What financial investment did you need for this? And when will it have paid off?

The investment we’re making is around €3 million. We are supported by the Federal Ministry for the Environment through the Environmental Innovation Programme. The ROI is 17–18 years, depending on energy prices. Enthusiasm is essential – from the owners, the management and the employees. This is not an investment that can be recouped in 2 years.

Now, you have already achieved a lot at your brewery. Where do you see your brewery in 10 years’ time? What can be done better?

There is still a lot to do. For the moment, our investment in the filter cellar is coming to an end. The next step would then be to deal with bottling. There is still a lot of energy to be saved and CO2 emissions to be reduced. In addition to that, we’ve not dealt with our vehicle fleet yet: we still drive diesel lorries. 

You recently tested a MAN electric lorry at your brewery though. What did the tests reveal?

That's right, we had one of the very first all-electric lorries on site.
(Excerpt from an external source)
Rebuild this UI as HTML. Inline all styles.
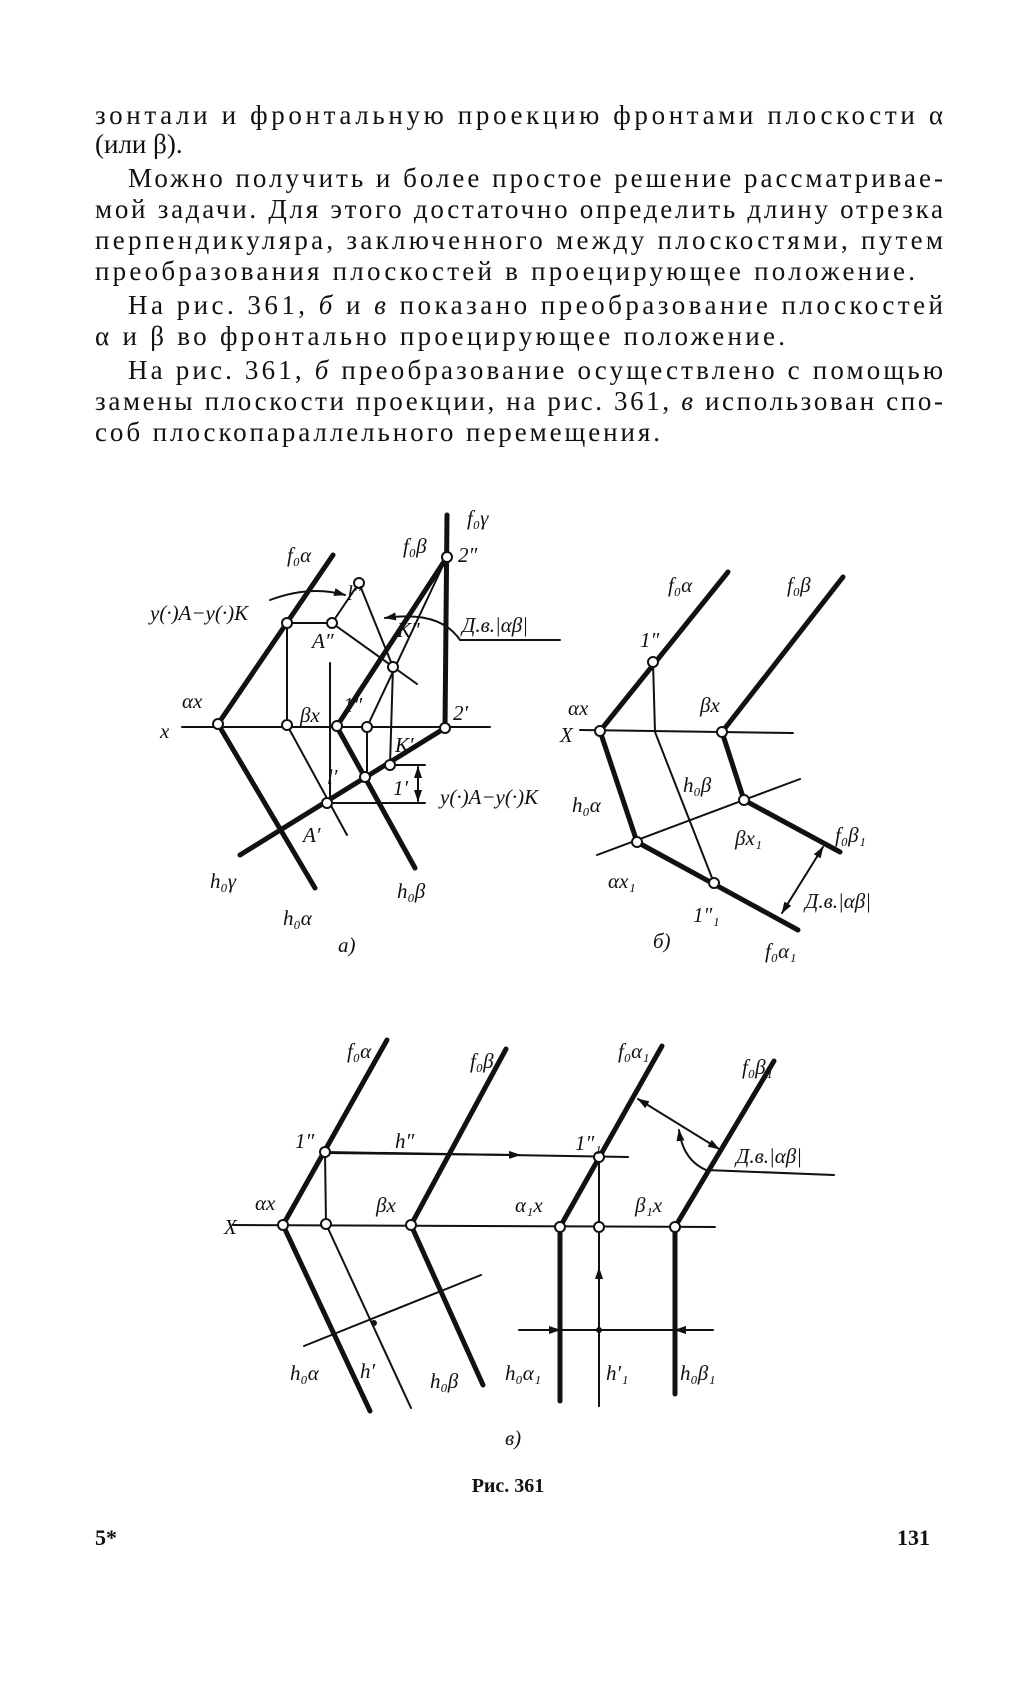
<!DOCTYPE html>
<html><head><meta charset="utf-8"><style>
html,body{margin:0;padding:0;background:#fff}
svg{display:block}
text{font-family:"Liberation Serif",serif;fill:#111}
.t{font-size:27px}
.l{font-family:"Liberation Sans",sans-serif;font-style:italic;font-size:21px}
</style></head><body>
<svg width="1022" height="1684" viewBox="0 0 1022 1684" xmlns="http://www.w3.org/2000/svg">
<defs><marker id="ar" markerWidth="12" markerHeight="8" refX="11" refY="4" orient="auto-start-reverse" markerUnits="userSpaceOnUse"><path d="M0,0 L12,4 L0,8 Z" fill="#111"/></marker></defs>
<g class="t">
<text x="95" y="124" textLength="848" lengthAdjust="spacing">зонтали и фронтальную проекцию фронтами плоскости α</text>
<text x="95" y="153">(или β).</text>
<text x="128" y="187" textLength="815" lengthAdjust="spacing">Можно получить и более простое решение рассматривае-</text>
<text x="95" y="218" textLength="848" lengthAdjust="spacing">мой задачи. Для этого достаточно определить длину отрезка</text>
<text x="95" y="249" textLength="848" lengthAdjust="spacing">перпендикуляра, заключенного между плоскостями, путем</text>
<text x="95" y="280" textLength="820" lengthAdjust="spacing">преобразования плоскостей в проецирующее положение.</text>
<text x="128" y="314" textLength="815" lengthAdjust="spacing">На рис. 361, <tspan font-style="italic">б</tspan> и <tspan font-style="italic">в</tspan> показано преобразование плоскостей</text>
<text x="95" y="345" textLength="690" lengthAdjust="spacing">α и β во фронтально проецирующее положение.</text>
<text x="128" y="379" textLength="815" lengthAdjust="spacing">На рис. 361, <tspan font-style="italic">б</tspan> преобразование осуществлено с помощью</text>
<text x="95" y="410" textLength="848" lengthAdjust="spacing">замены плоскости проекции, на рис. 361, <tspan font-style="italic">в</tspan> использован спо-</text>
<text x="95" y="441" textLength="565" lengthAdjust="spacing">соб плоскопараллельного перемещения.</text>
</g>
<g stroke="#111" fill="none" stroke-linecap="round">
<g stroke-width="2"><line x1="182" y1="727" x2="490" y2="727"/>
<line x1="287" y1="623" x2="287" y2="725"/><line x1="287" y1="725" x2="347" y2="835"/>
<line x1="287" y1="623" x2="332" y2="623"/><line x1="332" y1="623" x2="359" y2="583"/>
<line x1="359" y1="583" x2="393" y2="667"/><line x1="332" y1="623" x2="417" y2="684"/>
<line x1="367" y1="727" x2="447" y2="557"/><line x1="367" y1="727" x2="367" y2="777"/>
<line x1="393" y1="667" x2="390" y2="765"/><line x1="330" y1="663" x2="330" y2="800"/>
<line x1="330" y1="803" x2="425" y2="803"/><line x1="390" y1="765" x2="425" y2="765"/>
<line x1="418" y1="767" x2="418" y2="801" marker-start="url(#ar)" marker-end="url(#ar)"/>
<path d="M270,600 Q310,585 345,595" marker-end="url(#ar)"/>
<path d="M560,640 L460,640 Q440,610 385,618" marker-end="url(#ar)"/></g>
<g stroke-width="5"><line x1="218" y1="724" x2="333" y2="555"/><line x1="218" y1="724" x2="315" y2="888"/>
<line x1="337" y1="726" x2="447" y2="557"/><line x1="447" y1="515" x2="445" y2="728"/>
<line x1="337" y1="727" x2="415" y2="868"/><line x1="240" y1="855" x2="445" y2="728"/></g>
<g stroke-width="2"><line x1="580" y1="730" x2="793" y2="733"/>
<line x1="653" y1="662" x2="655" y2="732"/><line x1="655" y1="732" x2="714" y2="883"/>
<line x1="597" y1="855" x2="800" y2="779"/>
<line x1="823" y1="847" x2="782" y2="913" marker-start="url(#ar)" marker-end="url(#ar)"/></g>
<g stroke-width="5"><line x1="600" y1="731" x2="728" y2="572"/><line x1="722" y1="732" x2="843" y2="577"/>
<line x1="600" y1="731" x2="637" y2="842"/><line x1="637" y1="842" x2="798" y2="930"/>
<line x1="722" y1="732" x2="744" y2="800"/><line x1="744" y1="800" x2="840" y2="852"/></g>
<g stroke-width="2"><line x1="233" y1="1225" x2="715" y2="1227"/>
<line x1="325" y1="1152" x2="326" y2="1224"/><line x1="326" y1="1224" x2="411" y2="1408"/>
<line x1="325" y1="1152" x2="628" y2="1157"/><line x1="325" y1="1153" x2="520" y2="1155" marker-end="url(#ar)"/>
<line x1="599" y1="1406" x2="599" y2="1157"/><line x1="599" y1="1406" x2="599" y2="1268" marker-end="url(#ar)"/>
<line x1="519" y1="1330" x2="560" y2="1330" marker-end="url(#ar)"/><line x1="560" y1="1330" x2="675" y2="1330"/><line x1="713" y1="1330" x2="675" y2="1330" marker-end="url(#ar)"/>
<line x1="304" y1="1346" x2="481" y2="1275"/>
<line x1="638" y1="1099" x2="719" y2="1149" marker-start="url(#ar)" marker-end="url(#ar)"/>
<path d="M706,1170 Q683,1160 679,1130" marker-end="url(#ar)"/><line x1="706" y1="1170" x2="834" y2="1175"/></g>
<g stroke-width="5"><line x1="283" y1="1225" x2="387" y2="1040"/><line x1="283" y1="1225" x2="370" y2="1411"/>
<line x1="411" y1="1225" x2="506" y2="1049"/><line x1="411" y1="1225" x2="483" y2="1385"/>
<line x1="560" y1="1227" x2="662" y2="1046"/><line x1="560" y1="1227" x2="560" y2="1401"/>
<line x1="675" y1="1227" x2="774" y2="1061"/><line x1="675" y1="1227" x2="675" y2="1394"/></g>
</g>
<g fill="#fff" stroke="#111" stroke-width="2">
<circle cx="218" cy="724" r="5"/><circle cx="287" cy="623" r="5"/><circle cx="287" cy="725" r="5"/><circle cx="332" cy="623" r="5"/><circle cx="359" cy="583" r="5"/><circle cx="393" cy="667" r="5"/><circle cx="337" cy="726" r="5"/><circle cx="367" cy="727" r="5"/><circle cx="447" cy="557" r="5"/><circle cx="445" cy="728" r="5"/><circle cx="390" cy="765" r="5"/><circle cx="365" cy="777" r="5"/><circle cx="327" cy="803" r="5"/>
<circle cx="600" cy="731" r="5"/><circle cx="653" cy="662" r="5"/><circle cx="722" cy="732" r="5"/><circle cx="637" cy="842" r="5"/><circle cx="744" cy="800" r="5"/><circle cx="714" cy="883" r="5"/>
<circle cx="283" cy="1225" r="5"/><circle cx="325" cy="1152" r="5"/><circle cx="326" cy="1224" r="5"/><circle cx="411" cy="1225" r="5"/><circle cx="599" cy="1157" r="5"/><circle cx="560" cy="1227" r="5"/><circle cx="599" cy="1227" r="5"/><circle cx="675" cy="1227" r="5"/>
</g>
<g fill="#111"><circle cx="599" cy="1330" r="3"/><circle cx="374" cy="1323" r="3"/></g>
<g class="l">
<text x="287" y="562">f₀α</text><text x="403" y="553">f₀β</text><text x="467" y="525">f₀γ</text><text x="458" y="562">2″</text>
<text x="150" y="620">y(·)A−y(·)K</text><text x="347" y="600">l″</text><text x="312" y="648">A″</text><text x="397" y="637">K″</text>
<text x="462" y="632">Д.в.|αβ|</text><text x="182" y="708">αx</text><text x="160" y="738">x</text><text x="300" y="722">βx</text>
<text x="343" y="712">1″</text><text x="453" y="720">2′</text><text x="395" y="752">K′</text><text x="327" y="784">l′</text>
<text x="393" y="795">1′</text><text x="440" y="804">y(·)A−y(·)K</text><text x="303" y="842">A′</text>
<text x="210" y="888">h₀γ</text><text x="283" y="925">h₀α</text><text x="397" y="898">h₀β</text><text x="338" y="952">a)</text>
<text x="668" y="592">f₀α</text><text x="787" y="592">f₀β</text><text x="640" y="647">1″</text><text x="568" y="715">αx</text><text x="560" y="742">X</text>
<text x="700" y="712">βx</text><text x="683" y="792">h₀β</text><text x="572" y="812">h₀α</text><text x="735" y="845">βx₁</text>
<text x="608" y="888">αx₁</text><text x="693" y="922">1″₁</text><text x="835" y="842">f₀β₁</text><text x="805" y="908">Д.в.|αβ|</text>
<text x="765" y="958">f₀α₁</text><text x="653" y="948">б)</text>
<text x="347" y="1058">f₀α</text><text x="470" y="1068">f₀β</text><text x="618" y="1058">f₀α₁</text><text x="742" y="1074">f₀β₁</text>
<text x="295" y="1148">1″</text><text x="395" y="1148">h″</text><text x="575" y="1150">1″₁</text><text x="736" y="1163">Д.в.|αβ|</text>
<text x="255" y="1210">αx</text><text x="224" y="1234">X</text><text x="376" y="1212">βx</text><text x="515" y="1212">α₁x</text><text x="635" y="1212">β₁x</text>
<text x="290" y="1380">h₀α</text><text x="360" y="1378">h′</text><text x="430" y="1388">h₀β</text><text x="505" y="1380">h₀α₁</text><text x="606" y="1380">h′₁</text><text x="680" y="1380">h₀β₁</text>
<text x="505" y="1445">в)</text>
</g>
<text x="508" y="1492" font-size="20" font-weight="bold" text-anchor="middle">Рис. 361</text>
<text x="95" y="1545" font-size="22" font-weight="bold">5*</text>
<text x="897" y="1545" font-size="22" font-weight="bold">131</text>
</svg>
</body></html>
But, at the moment, it’s still difficult for us as a small brewery because the price is about four times that of a regular lorry. Also, being based in Straubing, the 200-kilometre range is a difficult issue for us. That would work if we only stayed in Straubing. But Straubing is not Munich, so we sometimes have longer distances to travel. There will certainly be a lot more to do in the next few years though, so we’ll stay on the ball. Whether we end up going for an electric lorry or maybe a gas-powered one remains to be seen. The buses in Straubing are currently being converted to being gas-powered, so maybe we can do something in collaboration with them. 

How would you encourage other entrepreneurs to make such large and long-term plans, taking mindfulness and awareness as operational concepts?

I’ll answer that with an Indian proverb: “If you think you’re too small, you’ve never had a mosquito in your bed.” That’s the way I see us. We’re the mosquito. Of course, we’re not going to save the world if it’s just us; if each of us makes a small change concerning the energy issue, we can all take a big step forward. That is my ambition and my aspiration.